AP news
Posted: 2008-04-04 13:01:41

OSLO, Norway (AP) – Norway’s vast fund for investing its oil wealth is now barred from owning shares in companies that sell arms to Myanmar, expanding limits imposed last year on direct investments in the Southeast Asia nation’s government bonds and 1,200 companies, the finance ministry announced Friday.

However, a statement said a preliminary review suggests there are currently no such companies in the fund’s portfolio, making the ban a symbolic one.

Myanmar, also called Burma, has been ruled by a military dictatorship since 1962, and last year staged a violent crackdown on pro-democracy demonstrations in which at least 31 people died and hundreds were arrested.
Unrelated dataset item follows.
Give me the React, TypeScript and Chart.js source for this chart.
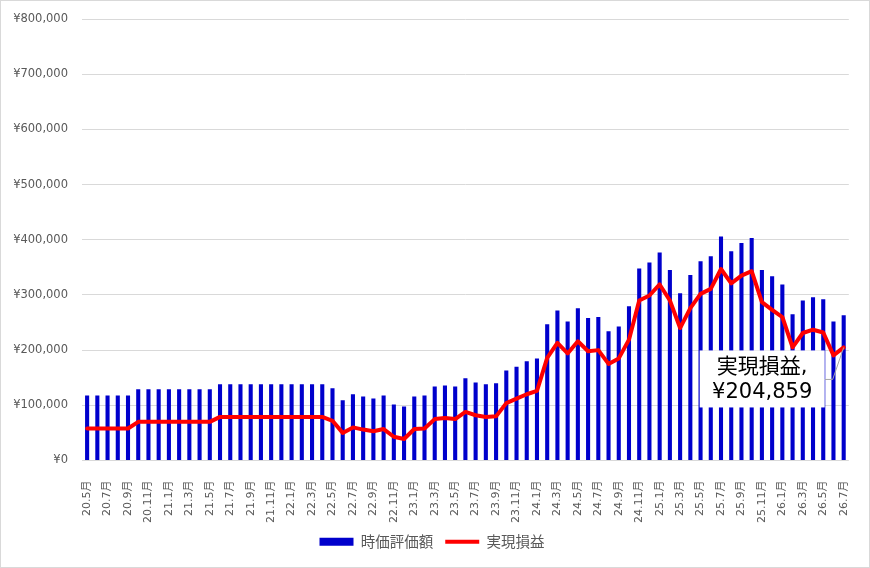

Norway, a major exporter of oil and natural gas, sets aside surplus central government revenue in the Government Pension Fund-Global – formerly the oil fund – for foreign investment to avoid overheating the domestic economy of the Nordic nation of 4.7 million people. It is currently worth about 2 trillion kroner ($388 billion).

In 2004, the government imposed ethical standards on the funds investments, and created a national Council of Ethics to review company records in such areas as labor rights, environmental issues and production of nuclear weapons and cluster bombs.

In mid-2007, Norway imposed a ban on the fund owning Myanmar government bonds and later on investments in government-controlled companies and those engaged in the extraction of timber, metals, minerals and gemstones. A news release said that ban covered about 1,200 companies.

“The government has now chosen to implement a prohibition on investing in companies selling arms or weapons technology to a country whose sovereign bonds are excluded from the investment universe. This means that the Fund shall not invest in companies selling arms to the Burmese regime,” a news release said,

Since 2004, Norway has sold off its investments in 27 companies for ethical reasons.